What to work on: Return the whole listing, line for line, without the pictures in it.

Source excerpt:
━━━━━━━━━━━━━━━━━━━━
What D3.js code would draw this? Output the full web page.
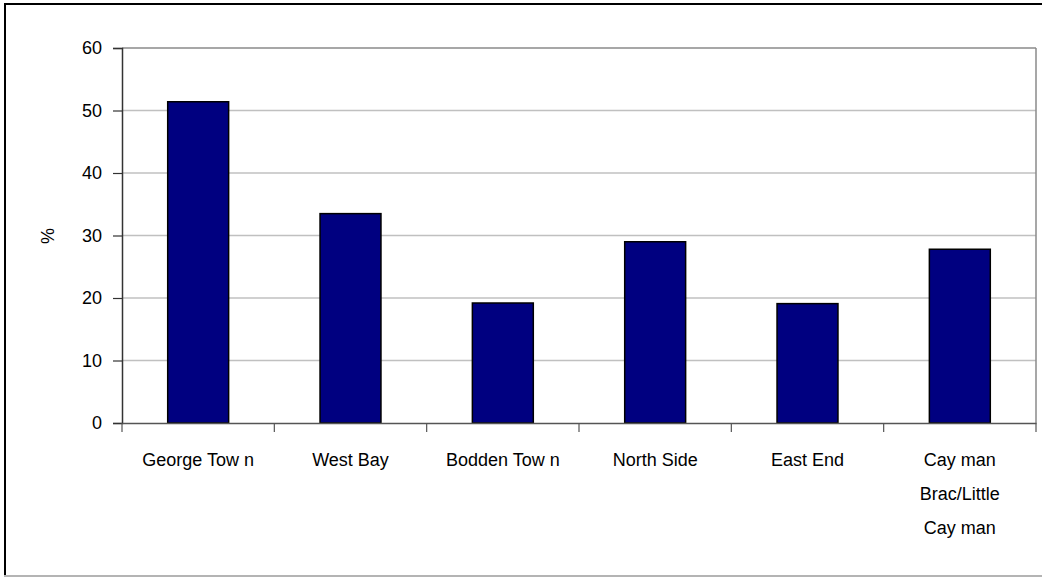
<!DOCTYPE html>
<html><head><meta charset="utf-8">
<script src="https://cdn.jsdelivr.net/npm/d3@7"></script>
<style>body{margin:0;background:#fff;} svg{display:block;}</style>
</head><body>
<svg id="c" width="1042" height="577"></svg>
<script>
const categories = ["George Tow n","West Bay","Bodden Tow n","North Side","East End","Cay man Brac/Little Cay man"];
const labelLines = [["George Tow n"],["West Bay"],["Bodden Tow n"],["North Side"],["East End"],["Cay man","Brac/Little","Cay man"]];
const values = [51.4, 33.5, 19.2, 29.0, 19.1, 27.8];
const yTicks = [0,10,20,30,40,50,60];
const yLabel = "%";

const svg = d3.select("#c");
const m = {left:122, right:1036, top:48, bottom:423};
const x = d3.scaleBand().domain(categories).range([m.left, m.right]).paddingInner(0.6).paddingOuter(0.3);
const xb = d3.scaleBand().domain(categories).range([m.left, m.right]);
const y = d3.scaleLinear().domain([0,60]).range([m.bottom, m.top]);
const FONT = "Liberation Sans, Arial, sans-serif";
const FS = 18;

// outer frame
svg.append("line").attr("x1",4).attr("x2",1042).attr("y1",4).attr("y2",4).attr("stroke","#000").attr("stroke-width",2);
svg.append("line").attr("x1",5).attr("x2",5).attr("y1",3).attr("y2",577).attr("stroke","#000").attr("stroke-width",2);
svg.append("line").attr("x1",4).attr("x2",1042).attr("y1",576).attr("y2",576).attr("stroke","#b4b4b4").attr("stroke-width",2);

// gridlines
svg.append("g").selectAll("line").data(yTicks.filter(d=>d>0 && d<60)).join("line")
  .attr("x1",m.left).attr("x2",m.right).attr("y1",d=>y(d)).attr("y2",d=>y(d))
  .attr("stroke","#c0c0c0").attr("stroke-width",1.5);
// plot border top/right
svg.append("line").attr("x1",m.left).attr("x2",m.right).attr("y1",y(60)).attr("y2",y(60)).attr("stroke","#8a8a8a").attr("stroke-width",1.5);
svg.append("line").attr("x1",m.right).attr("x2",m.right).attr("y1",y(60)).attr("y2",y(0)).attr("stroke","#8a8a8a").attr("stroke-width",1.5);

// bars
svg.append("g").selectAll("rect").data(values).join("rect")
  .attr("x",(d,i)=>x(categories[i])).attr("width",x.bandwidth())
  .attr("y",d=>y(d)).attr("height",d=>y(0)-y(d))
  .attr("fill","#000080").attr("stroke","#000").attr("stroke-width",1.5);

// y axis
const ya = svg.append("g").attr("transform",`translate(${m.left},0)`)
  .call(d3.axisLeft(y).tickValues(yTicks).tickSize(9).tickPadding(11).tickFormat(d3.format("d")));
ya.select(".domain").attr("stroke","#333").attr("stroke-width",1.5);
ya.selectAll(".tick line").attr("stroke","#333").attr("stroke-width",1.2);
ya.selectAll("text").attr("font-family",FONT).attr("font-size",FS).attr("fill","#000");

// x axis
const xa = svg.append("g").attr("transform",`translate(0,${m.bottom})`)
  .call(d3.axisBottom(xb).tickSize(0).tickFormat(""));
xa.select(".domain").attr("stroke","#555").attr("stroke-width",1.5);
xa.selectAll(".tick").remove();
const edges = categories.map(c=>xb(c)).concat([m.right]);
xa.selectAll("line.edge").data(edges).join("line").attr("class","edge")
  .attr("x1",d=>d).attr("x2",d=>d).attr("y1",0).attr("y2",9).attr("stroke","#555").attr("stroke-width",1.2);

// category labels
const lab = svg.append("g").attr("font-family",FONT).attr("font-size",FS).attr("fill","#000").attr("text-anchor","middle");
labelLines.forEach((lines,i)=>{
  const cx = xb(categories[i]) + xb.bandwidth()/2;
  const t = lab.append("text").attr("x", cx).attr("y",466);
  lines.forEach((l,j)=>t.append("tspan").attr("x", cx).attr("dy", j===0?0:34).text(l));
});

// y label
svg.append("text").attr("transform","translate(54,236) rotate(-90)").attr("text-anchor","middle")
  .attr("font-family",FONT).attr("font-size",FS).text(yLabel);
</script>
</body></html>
━━━━━━━━━━━━━━━━━━━━
Written answer:
What D3.js code would draw this? Output the full web page.
<!DOCTYPE html>
<html><head><meta charset="utf-8">
<script src="https://cdn.jsdelivr.net/npm/d3@7"></script>
<style>body{margin:0;background:#fff;} svg{display:block;}</style>
</head><body>
<svg id="c" width="1042" height="577"></svg>
<script>
const categories = ["George Tow n","West Bay","Bodden Tow n","North Side","East End","Cay man Brac/Little Cay man"];
const labelLines = [["George Tow n"],["West Bay"],["Bodden Tow n"],["North Side"],["East End"],["Cay man","Brac/Little","Cay man"]];
const values = [51.4, 33.5, 19.2, 29.0, 19.1, 27.8];
const yTicks = [0,10,20,30,40,50,60];
const yLabel = "%";

const svg = d3.select("#c");
const m = {left:122, right:1036, top:48, bottom:423};
const x = d3.scaleBand().domain(categories).range([m.left, m.right]).paddingInner(0.6).paddingOuter(0.3);
const xb = d3.scaleBand().domain(categories).range([m.left, m.right]);
const y = d3.scaleLinear().domain([0,60]).range([m.bottom, m.top]);
const FONT = "Liberation Sans, Arial, sans-serif";
const FS = 18;

// outer frame
svg.append("line").attr("x1",4).attr("x2",1042).attr("y1",4).attr("y2",4).attr("stroke","#000").attr("stroke-width",2);
svg.append("line").attr("x1",5).attr("x2",5).attr("y1",3).attr("y2",577).attr("stroke","#000").attr("stroke-width",2);
svg.append("line").attr("x1",4).attr("x2",1042).attr("y1",576).attr("y2",576).attr("stroke","#b4b4b4").attr("stroke-width",2);

// gridlines
svg.append("g").selectAll("line").data(yTicks.filter(d=>d>0 && d<60)).join("line")
  .attr("x1",m.left).attr("x2",m.right).attr("y1",d=>y(d)).attr("y2",d=>y(d))
  .attr("stroke","#c0c0c0").attr("stroke-width",1.5);
// plot border top/right
svg.append("line").attr("x1",m.left).attr("x2",m.right).attr("y1",y(60)).attr("y2",y(60)).attr("stroke","#8a8a8a").attr("stroke-width",1.5);
svg.append("line").attr("x1",m.right).attr("x2",m.right).attr("y1",y(60)).attr("y2",y(0)).attr("stroke","#8a8a8a").attr("stroke-width",1.5);

// bars
svg.append("g").selectAll("rect").data(values).join("rect")
  .attr("x",(d,i)=>x(categories[i])).attr("width",x.bandwidth())
  .attr("y",d=>y(d)).attr("height",d=>y(0)-y(d))
  .attr("fill","#000080").attr("stroke","#000").attr("stroke-width",1.5);

// y axis
const ya = svg.append("g").attr("transform",`translate(${m.left},0)`)
  .call(d3.axisLeft(y).tickValues(yTicks).tickSize(9).tickPadding(11).tickFormat(d3.format("d")));
ya.select(".domain").attr("stroke","#333").attr("stroke-width",1.5);
ya.selectAll(".tick line").attr("stroke","#333").attr("stroke-width",1.2);
ya.selectAll("text").attr("font-family",FONT).attr("font-size",FS).attr("fill","#000");

// x axis
const xa = svg.append("g").attr("transform",`translate(0,${m.bottom})`)
  .call(d3.axisBottom(xb).tickSize(0).tickFormat(""));
xa.select(".domain").attr("stroke","#555").attr("stroke-width",1.5);
xa.selectAll(".tick").remove();
const edges = categories.map(c=>xb(c)).concat([m.right]);
xa.selectAll("line.edge").data(edges).join("line").attr("class","edge")
  .attr("x1",d=>d).attr("x2",d=>d).attr("y1",0).attr("y2",9).attr("stroke","#555").attr("stroke-width",1.2);

// category labels
const lab = svg.append("g").attr("font-family",FONT).attr("font-size",FS).attr("fill","#000").attr("text-anchor","middle");
labelLines.forEach((lines,i)=>{
  const cx = xb(categories[i]) + xb.bandwidth()/2;
  const t = lab.append("text").attr("x", cx).attr("y",466);
  lines.forEach((l,j)=>t.append("tspan").attr("x", cx).attr("dy", j===0?0:34).text(l));
});

// y label
svg.append("text").attr("transform","translate(54,236) rotate(-90)").attr("text-anchor","middle")
  .attr("font-family",FONT).attr("font-size",FS).text(yLabel);
</script>
</body></html>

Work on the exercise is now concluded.